### Material provided
==================================================

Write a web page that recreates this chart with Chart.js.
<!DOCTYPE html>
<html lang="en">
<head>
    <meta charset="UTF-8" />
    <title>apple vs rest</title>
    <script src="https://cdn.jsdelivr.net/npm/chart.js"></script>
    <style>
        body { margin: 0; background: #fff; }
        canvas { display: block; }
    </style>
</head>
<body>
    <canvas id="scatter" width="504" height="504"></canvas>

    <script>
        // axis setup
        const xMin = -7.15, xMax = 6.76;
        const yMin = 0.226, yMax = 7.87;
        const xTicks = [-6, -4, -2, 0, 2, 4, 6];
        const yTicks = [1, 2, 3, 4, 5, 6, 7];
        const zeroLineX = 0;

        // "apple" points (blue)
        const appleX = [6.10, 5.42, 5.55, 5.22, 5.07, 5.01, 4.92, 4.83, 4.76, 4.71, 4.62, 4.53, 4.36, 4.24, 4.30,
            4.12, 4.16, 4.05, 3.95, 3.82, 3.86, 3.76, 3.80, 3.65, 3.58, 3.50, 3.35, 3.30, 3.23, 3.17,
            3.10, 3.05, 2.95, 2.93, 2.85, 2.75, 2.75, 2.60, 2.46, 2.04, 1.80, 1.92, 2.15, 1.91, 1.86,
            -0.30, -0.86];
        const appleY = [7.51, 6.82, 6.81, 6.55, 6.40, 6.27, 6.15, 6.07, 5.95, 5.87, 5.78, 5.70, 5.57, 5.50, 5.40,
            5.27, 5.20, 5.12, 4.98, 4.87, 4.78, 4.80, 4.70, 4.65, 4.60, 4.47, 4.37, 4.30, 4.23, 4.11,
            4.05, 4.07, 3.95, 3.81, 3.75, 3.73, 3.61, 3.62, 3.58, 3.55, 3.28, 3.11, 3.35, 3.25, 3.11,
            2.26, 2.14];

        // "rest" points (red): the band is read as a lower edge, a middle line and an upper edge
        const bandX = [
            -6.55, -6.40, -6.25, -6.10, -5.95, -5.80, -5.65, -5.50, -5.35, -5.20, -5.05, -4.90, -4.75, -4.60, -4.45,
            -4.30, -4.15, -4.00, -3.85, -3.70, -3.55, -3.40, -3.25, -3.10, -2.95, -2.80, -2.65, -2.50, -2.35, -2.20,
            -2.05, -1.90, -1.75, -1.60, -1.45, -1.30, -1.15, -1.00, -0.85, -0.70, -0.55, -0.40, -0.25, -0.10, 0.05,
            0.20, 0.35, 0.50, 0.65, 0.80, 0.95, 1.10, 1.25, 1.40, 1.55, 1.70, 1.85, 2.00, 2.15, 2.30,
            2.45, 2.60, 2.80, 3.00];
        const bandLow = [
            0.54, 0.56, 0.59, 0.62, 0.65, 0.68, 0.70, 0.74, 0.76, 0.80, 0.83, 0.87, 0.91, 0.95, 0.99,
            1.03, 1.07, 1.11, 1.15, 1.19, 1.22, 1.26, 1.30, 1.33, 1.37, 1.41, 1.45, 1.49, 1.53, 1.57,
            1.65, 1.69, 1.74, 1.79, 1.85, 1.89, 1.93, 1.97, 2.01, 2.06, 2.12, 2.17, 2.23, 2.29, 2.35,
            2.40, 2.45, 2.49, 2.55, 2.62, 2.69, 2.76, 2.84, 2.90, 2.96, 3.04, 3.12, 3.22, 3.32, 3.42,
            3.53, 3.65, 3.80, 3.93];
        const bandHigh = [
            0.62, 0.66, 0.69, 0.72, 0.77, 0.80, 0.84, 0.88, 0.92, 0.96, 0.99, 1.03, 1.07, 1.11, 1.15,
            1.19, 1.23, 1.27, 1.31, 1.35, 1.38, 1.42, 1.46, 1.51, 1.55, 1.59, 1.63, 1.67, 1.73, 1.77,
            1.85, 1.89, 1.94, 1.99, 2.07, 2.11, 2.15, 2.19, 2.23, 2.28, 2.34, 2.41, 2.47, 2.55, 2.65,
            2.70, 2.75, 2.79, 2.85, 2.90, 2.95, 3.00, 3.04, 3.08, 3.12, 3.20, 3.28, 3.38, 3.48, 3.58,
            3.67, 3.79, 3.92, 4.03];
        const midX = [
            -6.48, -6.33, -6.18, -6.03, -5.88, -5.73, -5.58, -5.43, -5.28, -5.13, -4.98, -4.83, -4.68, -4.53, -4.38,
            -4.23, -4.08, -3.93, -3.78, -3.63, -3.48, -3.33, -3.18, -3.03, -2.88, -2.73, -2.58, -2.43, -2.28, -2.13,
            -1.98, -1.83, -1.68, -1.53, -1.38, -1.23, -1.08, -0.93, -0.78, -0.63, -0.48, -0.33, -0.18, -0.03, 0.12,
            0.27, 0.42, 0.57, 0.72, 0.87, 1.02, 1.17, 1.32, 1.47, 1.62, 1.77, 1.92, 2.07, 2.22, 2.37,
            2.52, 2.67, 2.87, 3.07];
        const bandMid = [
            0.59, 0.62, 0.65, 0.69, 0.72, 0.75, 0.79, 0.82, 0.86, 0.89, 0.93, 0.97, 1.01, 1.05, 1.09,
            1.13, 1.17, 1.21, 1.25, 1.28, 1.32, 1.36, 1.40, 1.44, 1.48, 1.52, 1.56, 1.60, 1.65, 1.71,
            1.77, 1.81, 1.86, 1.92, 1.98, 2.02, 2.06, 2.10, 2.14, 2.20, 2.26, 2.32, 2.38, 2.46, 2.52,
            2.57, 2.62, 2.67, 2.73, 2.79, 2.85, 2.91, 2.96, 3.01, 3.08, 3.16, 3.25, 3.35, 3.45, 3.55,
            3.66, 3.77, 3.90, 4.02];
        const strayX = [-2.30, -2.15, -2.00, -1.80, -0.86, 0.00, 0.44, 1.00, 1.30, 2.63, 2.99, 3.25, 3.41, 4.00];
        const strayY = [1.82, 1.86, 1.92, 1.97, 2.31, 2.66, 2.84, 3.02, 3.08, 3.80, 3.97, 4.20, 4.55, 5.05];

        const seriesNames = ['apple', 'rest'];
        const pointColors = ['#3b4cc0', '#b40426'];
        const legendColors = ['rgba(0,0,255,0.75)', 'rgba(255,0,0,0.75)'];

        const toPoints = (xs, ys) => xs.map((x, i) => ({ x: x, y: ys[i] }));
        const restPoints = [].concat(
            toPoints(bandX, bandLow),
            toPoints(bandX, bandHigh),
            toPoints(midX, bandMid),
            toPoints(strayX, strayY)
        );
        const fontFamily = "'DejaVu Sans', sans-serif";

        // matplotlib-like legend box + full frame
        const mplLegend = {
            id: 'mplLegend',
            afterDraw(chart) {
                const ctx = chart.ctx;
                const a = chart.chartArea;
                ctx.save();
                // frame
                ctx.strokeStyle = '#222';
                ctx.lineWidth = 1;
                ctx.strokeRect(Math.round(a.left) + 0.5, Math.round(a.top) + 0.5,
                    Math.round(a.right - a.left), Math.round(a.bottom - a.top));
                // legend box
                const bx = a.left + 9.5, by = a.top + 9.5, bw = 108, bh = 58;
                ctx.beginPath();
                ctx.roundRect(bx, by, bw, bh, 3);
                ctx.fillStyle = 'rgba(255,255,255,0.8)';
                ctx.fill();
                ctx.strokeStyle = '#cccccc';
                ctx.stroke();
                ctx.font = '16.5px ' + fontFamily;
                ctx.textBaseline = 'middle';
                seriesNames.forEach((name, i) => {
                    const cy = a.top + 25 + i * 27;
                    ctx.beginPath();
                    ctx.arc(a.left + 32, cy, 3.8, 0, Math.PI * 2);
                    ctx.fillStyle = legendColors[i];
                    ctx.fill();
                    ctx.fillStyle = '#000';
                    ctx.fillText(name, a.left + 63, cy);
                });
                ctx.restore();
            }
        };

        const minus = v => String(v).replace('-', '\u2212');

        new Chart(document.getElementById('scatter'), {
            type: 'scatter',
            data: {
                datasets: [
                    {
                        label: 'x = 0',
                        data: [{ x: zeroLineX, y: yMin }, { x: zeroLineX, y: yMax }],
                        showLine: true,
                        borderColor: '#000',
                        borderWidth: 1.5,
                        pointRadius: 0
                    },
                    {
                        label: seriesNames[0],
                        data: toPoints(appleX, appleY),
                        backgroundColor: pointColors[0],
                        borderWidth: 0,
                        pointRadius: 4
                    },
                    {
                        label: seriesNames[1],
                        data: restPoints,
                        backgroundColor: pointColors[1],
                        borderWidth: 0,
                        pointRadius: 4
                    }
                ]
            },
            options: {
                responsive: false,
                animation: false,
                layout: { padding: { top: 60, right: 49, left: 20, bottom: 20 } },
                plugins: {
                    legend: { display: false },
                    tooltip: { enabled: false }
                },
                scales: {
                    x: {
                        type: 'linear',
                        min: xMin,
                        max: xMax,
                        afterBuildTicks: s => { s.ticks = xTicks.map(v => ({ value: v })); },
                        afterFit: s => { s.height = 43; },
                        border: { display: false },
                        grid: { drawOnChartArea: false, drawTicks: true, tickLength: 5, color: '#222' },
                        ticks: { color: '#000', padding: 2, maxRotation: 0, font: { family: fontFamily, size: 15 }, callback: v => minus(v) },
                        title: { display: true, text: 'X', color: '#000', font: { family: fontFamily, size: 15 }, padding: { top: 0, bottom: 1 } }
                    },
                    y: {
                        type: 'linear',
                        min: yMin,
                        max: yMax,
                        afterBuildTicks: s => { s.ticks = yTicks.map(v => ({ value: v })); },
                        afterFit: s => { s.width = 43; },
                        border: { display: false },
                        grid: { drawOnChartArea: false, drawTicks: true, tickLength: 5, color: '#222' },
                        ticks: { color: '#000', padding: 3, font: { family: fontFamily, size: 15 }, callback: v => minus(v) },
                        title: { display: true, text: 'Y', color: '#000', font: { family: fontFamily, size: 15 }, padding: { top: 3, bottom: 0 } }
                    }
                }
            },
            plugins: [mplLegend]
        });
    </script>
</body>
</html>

==================================================

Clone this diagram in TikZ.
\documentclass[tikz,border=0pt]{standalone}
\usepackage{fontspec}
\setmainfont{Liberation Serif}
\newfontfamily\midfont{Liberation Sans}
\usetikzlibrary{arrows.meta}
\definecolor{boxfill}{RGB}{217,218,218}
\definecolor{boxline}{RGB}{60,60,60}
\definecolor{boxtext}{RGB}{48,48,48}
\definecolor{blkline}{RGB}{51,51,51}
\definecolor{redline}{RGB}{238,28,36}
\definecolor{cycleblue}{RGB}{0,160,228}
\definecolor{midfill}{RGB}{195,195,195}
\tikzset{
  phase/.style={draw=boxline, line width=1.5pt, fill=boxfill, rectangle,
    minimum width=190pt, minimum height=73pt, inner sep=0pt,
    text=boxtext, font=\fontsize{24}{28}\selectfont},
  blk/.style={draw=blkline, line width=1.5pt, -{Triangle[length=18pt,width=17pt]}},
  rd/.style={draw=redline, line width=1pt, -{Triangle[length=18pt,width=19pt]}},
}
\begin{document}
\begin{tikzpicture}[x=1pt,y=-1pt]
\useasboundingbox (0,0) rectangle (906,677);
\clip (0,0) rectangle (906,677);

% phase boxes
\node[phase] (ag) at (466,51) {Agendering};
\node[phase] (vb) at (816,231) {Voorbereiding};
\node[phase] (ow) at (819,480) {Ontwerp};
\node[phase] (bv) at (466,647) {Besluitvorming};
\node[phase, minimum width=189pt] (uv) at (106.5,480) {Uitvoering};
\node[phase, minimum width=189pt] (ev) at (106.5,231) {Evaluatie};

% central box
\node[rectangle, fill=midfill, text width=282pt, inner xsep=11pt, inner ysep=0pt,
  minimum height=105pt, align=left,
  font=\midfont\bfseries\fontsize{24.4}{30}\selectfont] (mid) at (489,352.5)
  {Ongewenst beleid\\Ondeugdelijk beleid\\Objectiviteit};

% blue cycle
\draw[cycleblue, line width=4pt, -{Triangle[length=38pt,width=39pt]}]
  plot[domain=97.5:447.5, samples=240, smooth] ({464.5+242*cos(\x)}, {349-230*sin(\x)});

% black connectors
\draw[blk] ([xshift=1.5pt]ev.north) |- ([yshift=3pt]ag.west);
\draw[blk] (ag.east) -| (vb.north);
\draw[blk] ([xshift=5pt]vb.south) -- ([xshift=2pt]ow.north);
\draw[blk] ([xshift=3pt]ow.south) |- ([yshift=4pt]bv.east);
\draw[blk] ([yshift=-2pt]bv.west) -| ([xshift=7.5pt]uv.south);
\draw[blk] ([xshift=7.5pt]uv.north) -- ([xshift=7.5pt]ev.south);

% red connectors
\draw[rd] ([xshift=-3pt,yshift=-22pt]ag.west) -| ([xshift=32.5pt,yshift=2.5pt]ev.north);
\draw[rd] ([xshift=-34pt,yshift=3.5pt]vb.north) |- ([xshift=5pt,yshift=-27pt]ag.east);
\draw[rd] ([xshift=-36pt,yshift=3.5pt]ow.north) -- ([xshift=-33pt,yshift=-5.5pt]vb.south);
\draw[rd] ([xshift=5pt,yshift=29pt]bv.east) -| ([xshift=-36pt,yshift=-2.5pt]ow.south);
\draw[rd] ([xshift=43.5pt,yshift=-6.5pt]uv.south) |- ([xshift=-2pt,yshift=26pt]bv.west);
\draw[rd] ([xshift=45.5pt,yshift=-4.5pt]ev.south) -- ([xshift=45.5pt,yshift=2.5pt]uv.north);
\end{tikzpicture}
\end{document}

==================================================

### Task to complete
Print exactly the run of lines that starts at the line with "Write a web" and ends at the line with "const zeroLineX = 0;". Leave out every other line.

### Expected answer
Write a web page that recreates this chart with Chart.js.
<!DOCTYPE html>
<html lang="en">
<head>
    <meta charset="UTF-8" />
    <title>apple vs rest</title>
    <script src="https://cdn.jsdelivr.net/npm/chart.js"></script>
    <style>
        body { margin: 0; background: #fff; }
        canvas { display: block; }
    </style>
</head>
<body>
    <canvas id="scatter" width="504" height="504"></canvas>

    <script>
        // axis setup
        const xMin = -7.15, xMax = 6.76;
        const yMin = 0.226, yMax = 7.87;
        const xTicks = [-6, -4, -2, 0, 2, 4, 6];
        const yTicks = [1, 2, 3, 4, 5, 6, 7];
        const zeroLineX = 0;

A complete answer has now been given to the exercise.